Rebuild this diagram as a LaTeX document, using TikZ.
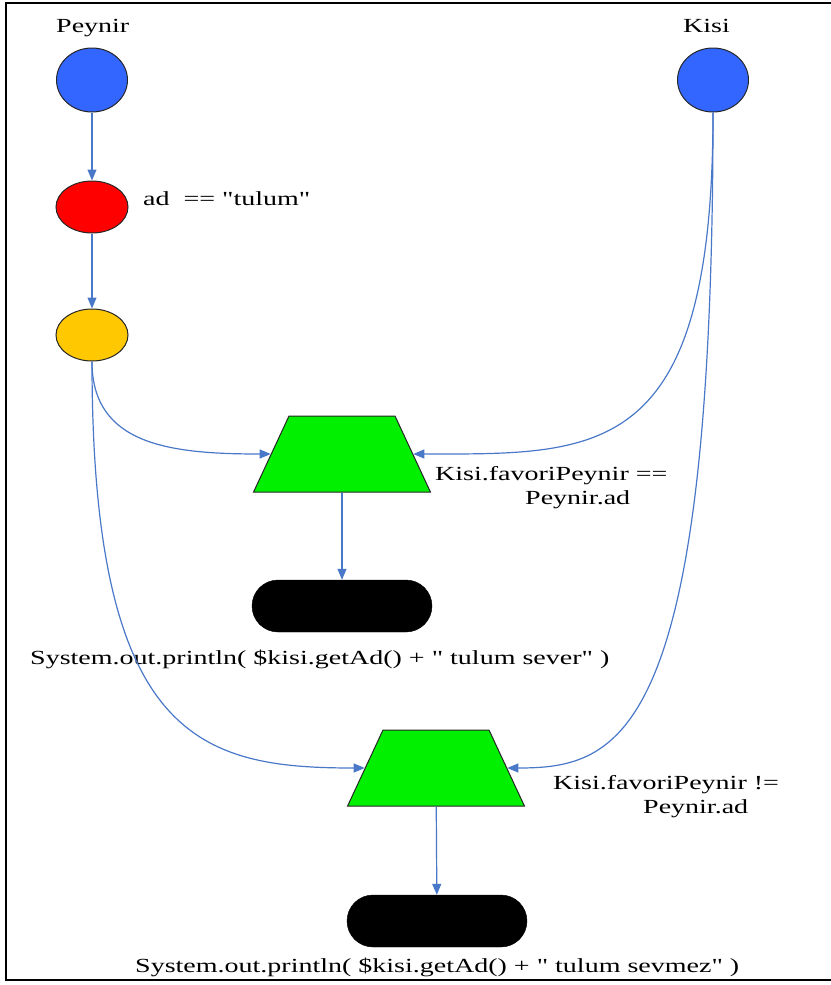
\documentclass[tikz,border=0pt]{standalone}
\usepackage{fontspec}
\newfontfamily\labelfont{Liberation Serif}[FakeStretch=1.4]
\usetikzlibrary{shapes.geometric,shapes.misc,arrows.meta}
\definecolor{flowblue}{HTML}{4A78C8}
\definecolor{startblue}{HTML}{3366FF}
\definecolor{filterred}{HTML}{FF0000}
\definecolor{joinyellow}{HTML}{FFC800}
\definecolor{condgreen}{HTML}{00F000}
\begin{document}
\begin{tikzpicture}[x=1pt,y=-1pt,
  every node/.style={font=\labelfont\fontsize{20}{24}\selectfont},
  objnode/.style={ellipse, draw=black!85, line width=1pt, minimum width=72pt, minimum height=52pt, inner sep=0pt},
  condnode/.style={trapezium, trapezium angle=65, draw=black!85, line width=1pt, fill=condgreen, inner xsep=53pt, inner ysep=38pt},
  actnode/.style={rounded rectangle, fill=black, draw=black, minimum width=180pt, minimum height=52pt, inner sep=0pt},
  flow/.style={draw=flowblue, line width=1.2pt, -{Triangle[length=11pt,width=9pt]}},
  txt/.style={inner sep=0pt, anchor=base west}
]
\useasboundingbox (0,0) rectangle (830,985);
% frame
\draw[line width=2pt] (840,3) -- (6,3) -- (6,980) -- (840,980);

% fact types
\node[txt] (peynirlbl) at (56,32) {Peynir};
\node[txt] (kisilbl) at (683,32) {Kisi};
\node[objnode, fill=startblue, minimum width=71pt, minimum height=64pt] (peynir) at (92,80) {};
\node[objnode, fill=startblue, minimum width=71pt, minimum height=64pt] (kisi) at (713,80) {};

% alpha filter and join
\node[objnode, fill=filterred] (filter) at (92,207) {};
\node[txt] (filterlbl) at (143,205) {ad\ \ == "tulum"};
\node[objnode, fill=joinyellow] (join) at (92,335) {};

% conditions
\node[condnode] (eq) at (342,454) {};
\node[txt] (eqlbl1) at (435,480) {Kisi.favoriPeynir ==};
\node[txt] (eqlbl2) at (525,504) {Peynir.ad};
\node[condnode] (neq) at (436,768) {};
\node[txt] (neqlbl1) at (553,789) {Kisi.favoriPeynir !=};
\node[txt] (neqlbl2) at (643,813) {Peynir.ad};

% actions
\node[actnode] (act1) at (342,606) {};
\node[txt] (act1lbl) at (30,664) {System.out.println( \$kisi.getAd() + " tulum sever" )};
\node[actnode] (act2) at (437,921) {};
\node[txt] (act2lbl) at (135,972) {System.out.println( \$kisi.getAd() + " tulum sevmez" )};

% connectors
\draw[flow] (peynir) -- (filter);
\draw[flow] (filter) -- (join);
\draw[flow] (join.south) .. controls (92,445) and (170,454) .. (eq.left side);
\draw[flow] (kisi.south) .. controls (713,460) and (600,454) .. (eq.right side);
\draw[flow] (eq) -- (act1);
\draw[flow] (join.south) .. controls (92,740) and (200,768) .. (neq.left side);
\draw[flow] (kisi.south) .. controls (713,740) and (620,768) .. (neq.right side);
\draw[flow] (neq) -- (act2);
\end{tikzpicture}
\end{document}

_ _ _ _ _

> [Brief]: Copy every line of the data exactly as written, excluding the pictures.

> [Correct answer]:
Rebuild this diagram as a LaTeX document, using TikZ.
\documentclass[tikz,border=0pt]{standalone}
\usepackage{fontspec}
\newfontfamily\labelfont{Liberation Serif}[FakeStretch=1.4]
\usetikzlibrary{shapes.geometric,shapes.misc,arrows.meta}
\definecolor{flowblue}{HTML}{4A78C8}
\definecolor{startblue}{HTML}{3366FF}
\definecolor{filterred}{HTML}{FF0000}
\definecolor{joinyellow}{HTML}{FFC800}
\definecolor{condgreen}{HTML}{00F000}
\begin{document}
\begin{tikzpicture}[x=1pt,y=-1pt,
  every node/.style={font=\labelfont\fontsize{20}{24}\selectfont},
  objnode/.style={ellipse, draw=black!85, line width=1pt, minimum width=72pt, minimum height=52pt, inner sep=0pt},
  condnode/.style={trapezium, trapezium angle=65, draw=black!85, line width=1pt, fill=condgreen, inner xsep=53pt, inner ysep=38pt},
  actnode/.style={rounded rectangle, fill=black, draw=black, minimum width=180pt, minimum height=52pt, inner sep=0pt},
  flow/.style={draw=flowblue, line width=1.2pt, -{Triangle[length=11pt,width=9pt]}},
  txt/.style={inner sep=0pt, anchor=base west}
]
\useasboundingbox (0,0) rectangle (830,985);
% frame
\draw[line width=2pt] (840,3) -- (6,3) -- (6,980) -- (840,980);

% fact types
\node[txt] (peynirlbl) at (56,32) {Peynir};
\node[txt] (kisilbl) at (683,32) {Kisi};
\node[objnode, fill=startblue, minimum width=71pt, minimum height=64pt] (peynir) at (92,80) {};
\node[objnode, fill=startblue, minimum width=71pt, minimum height=64pt] (kisi) at (713,80) {};

% alpha filter and join
\node[objnode, fill=filterred] (filter) at (92,207) {};
\node[txt] (filterlbl) at (143,205) {ad\ \ == "tulum"};
\node[objnode, fill=joinyellow] (join) at (92,335) {};

% conditions
\node[condnode] (eq) at (342,454) {};
\node[txt] (eqlbl1) at (435,480) {Kisi.favoriPeynir ==};
\node[txt] (eqlbl2) at (525,504) {Peynir.ad};
\node[condnode] (neq) at (436,768) {};
\node[txt] (neqlbl1) at (553,789) {Kisi.favoriPeynir !=};
\node[txt] (neqlbl2) at (643,813) {Peynir.ad};

% actions
\node[actnode] (act1) at (342,606) {};
\node[txt] (act1lbl) at (30,664) {System.out.println( \$kisi.getAd() + " tulum sever" )};
\node[actnode] (act2) at (437,921) {};
\node[txt] (act2lbl) at (135,972) {System.out.println( \$kisi.getAd() + " tulum sevmez" )};

% connectors
\draw[flow] (peynir) -- (filter);
\draw[flow] (filter) -- (join);
\draw[flow] (join.south) .. controls (92,445) and (170,454) .. (eq.left side);
\draw[flow] (kisi.south) .. controls (713,460) and (600,454) .. (eq.right side);
\draw[flow] (eq) -- (act1);
\draw[flow] (join.south) .. controls (92,740) and (200,768) .. (neq.left side);
\draw[flow] (kisi.south) .. controls (713,740) and (620,768) .. (neq.right side);
\draw[flow] (neq) -- (act2);
\end{tikzpicture}
\end{document}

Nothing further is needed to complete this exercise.